Ich blickte zu Papa hinüber, der auch erstaunt zu sein schien. Dummerweise hatte sich Glücksfee ausgerechnet heute vorgenommen, brav zu sein, und sprang gehorsam und fehlerfrei alle Hindernisse. Dadurch, dass die Stute einen viel größeren Galoppsprung hatte als mein Pony, war sie drei Sekunden schneller.
»Jetzt hat der Affe auch noch gewonnen!«, zischte Melike erbost, während Ariane Freudentänze vollführte, als hätte ihr Pferd soeben den Großen Preis von Aachen gewonnen.
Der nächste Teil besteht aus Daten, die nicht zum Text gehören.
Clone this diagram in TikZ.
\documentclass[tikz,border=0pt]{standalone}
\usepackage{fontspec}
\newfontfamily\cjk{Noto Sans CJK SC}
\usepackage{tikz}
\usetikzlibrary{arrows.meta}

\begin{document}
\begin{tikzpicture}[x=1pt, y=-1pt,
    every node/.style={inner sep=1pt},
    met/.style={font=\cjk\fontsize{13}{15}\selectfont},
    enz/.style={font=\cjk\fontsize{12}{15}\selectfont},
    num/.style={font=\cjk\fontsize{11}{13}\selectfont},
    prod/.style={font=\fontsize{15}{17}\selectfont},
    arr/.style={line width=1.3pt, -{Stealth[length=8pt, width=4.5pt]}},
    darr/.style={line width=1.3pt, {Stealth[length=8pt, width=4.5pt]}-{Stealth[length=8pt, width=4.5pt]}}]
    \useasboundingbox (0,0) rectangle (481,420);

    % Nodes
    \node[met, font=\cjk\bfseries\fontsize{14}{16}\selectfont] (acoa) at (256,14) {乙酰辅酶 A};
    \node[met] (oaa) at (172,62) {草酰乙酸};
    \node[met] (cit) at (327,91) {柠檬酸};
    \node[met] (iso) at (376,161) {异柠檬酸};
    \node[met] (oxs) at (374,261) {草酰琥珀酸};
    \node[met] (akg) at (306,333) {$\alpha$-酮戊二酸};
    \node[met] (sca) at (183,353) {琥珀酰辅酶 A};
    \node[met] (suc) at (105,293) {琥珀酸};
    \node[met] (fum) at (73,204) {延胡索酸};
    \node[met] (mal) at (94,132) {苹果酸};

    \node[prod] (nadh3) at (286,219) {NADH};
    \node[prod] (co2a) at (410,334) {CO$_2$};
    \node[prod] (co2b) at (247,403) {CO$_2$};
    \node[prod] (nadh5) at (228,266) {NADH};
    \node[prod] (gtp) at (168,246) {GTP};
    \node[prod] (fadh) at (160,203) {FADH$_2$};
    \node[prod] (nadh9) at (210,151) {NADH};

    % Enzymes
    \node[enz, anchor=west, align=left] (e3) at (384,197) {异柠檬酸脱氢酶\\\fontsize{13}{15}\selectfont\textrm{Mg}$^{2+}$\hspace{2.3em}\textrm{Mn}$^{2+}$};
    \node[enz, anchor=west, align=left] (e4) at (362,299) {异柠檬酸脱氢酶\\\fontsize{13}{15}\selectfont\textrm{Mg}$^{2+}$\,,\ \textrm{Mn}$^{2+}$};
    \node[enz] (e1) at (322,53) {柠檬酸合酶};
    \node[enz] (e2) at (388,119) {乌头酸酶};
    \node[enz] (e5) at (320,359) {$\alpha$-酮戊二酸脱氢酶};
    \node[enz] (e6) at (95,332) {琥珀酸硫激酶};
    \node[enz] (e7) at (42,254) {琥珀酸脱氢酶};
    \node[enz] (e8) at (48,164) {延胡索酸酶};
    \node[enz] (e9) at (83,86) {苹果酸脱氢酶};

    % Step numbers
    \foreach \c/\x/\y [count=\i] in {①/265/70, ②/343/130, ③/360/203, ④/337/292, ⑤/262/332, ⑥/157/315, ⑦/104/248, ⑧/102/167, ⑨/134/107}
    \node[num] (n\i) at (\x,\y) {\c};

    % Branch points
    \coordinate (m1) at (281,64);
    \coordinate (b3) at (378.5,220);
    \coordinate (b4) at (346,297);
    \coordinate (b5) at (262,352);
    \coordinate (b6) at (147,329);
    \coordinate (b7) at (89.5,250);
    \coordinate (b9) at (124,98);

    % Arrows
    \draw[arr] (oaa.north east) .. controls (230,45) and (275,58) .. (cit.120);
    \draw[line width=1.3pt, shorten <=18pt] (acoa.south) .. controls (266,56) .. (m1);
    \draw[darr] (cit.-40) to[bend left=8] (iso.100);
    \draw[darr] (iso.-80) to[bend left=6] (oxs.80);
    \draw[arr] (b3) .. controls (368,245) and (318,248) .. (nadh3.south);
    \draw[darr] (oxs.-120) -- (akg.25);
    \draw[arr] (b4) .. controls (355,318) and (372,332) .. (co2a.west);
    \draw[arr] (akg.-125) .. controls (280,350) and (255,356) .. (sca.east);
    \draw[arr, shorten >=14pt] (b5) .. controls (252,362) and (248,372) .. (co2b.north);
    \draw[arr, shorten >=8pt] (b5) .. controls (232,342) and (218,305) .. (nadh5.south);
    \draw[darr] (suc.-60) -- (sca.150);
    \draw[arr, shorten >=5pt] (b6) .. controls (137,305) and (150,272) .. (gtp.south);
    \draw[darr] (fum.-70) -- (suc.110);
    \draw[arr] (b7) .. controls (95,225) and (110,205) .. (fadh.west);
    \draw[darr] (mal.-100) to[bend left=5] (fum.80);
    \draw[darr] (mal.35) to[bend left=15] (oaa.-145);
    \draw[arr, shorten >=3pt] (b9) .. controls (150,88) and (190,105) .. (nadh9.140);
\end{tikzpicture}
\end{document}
»Das war toll, ganz toll!« Überschwänglich klopfte sie ihrem Pferd den Hals. »Echt spitze!«
»Kein Problem.« Christian grinste überheblich in unsere Richtung, als wollte er sichergehen, dass wir jedes Wort mitkriegten.
»Dafür kriegst du einen dicken Kuss«, flötete Ariane vernehmlich und Melike machte ein Gesicht, als ob sie am liebsten gekotzt hätte.
Ich schwang mich in den Sattel und ritt zur Siegerehrung in die Halle. Innerlich kochte ich vor Zorn auf meinen Bruder. Es war total fies, wie er sich Melike gegenüber verhielt. Erst hatte er sich von ihr auf den Turnieren und im Stall helfen lassen und jetzt turtelte er so offensichtlich mit der blöden Ariane vor allen Leuten herum, dass es schon mehr als peinlich war!
»Du bist echt ein Arsch!«, fuhr ich Christian an, als ich Sirius neben ihn lenkte.
»Wieso?« Er blickte mich von oben herab an. »Bist du sauer, weil ich gewonnen habe?«
»Quatsch«, erwiderte ich. »Warum ziehst du hier so eine Schau mit Ariane ab?«
»Ich bin ja wohl mit niemandem verheiratet«, gab Christian spöttisch zurück. »Arianes Mutter hat mich gefragt, ob ich Glücksfee mal über den Parcours reiten kann. Das nennt man Kundenservice, Schwesterchen. Wir sind schließlich ein moderner Dienstleistungsbetrieb und Teicherts sind gute Kunden.«
Ich schnaubte verächtlich und setzte schon zu einer giftigen Bemerkung an, aber da begann die Siegerehrung.
Nach der Ehrenrunde beeilte ich mich, Sirius zu versorgen. Ich wollte Tim unbedingt meinen Fritzi zeigen.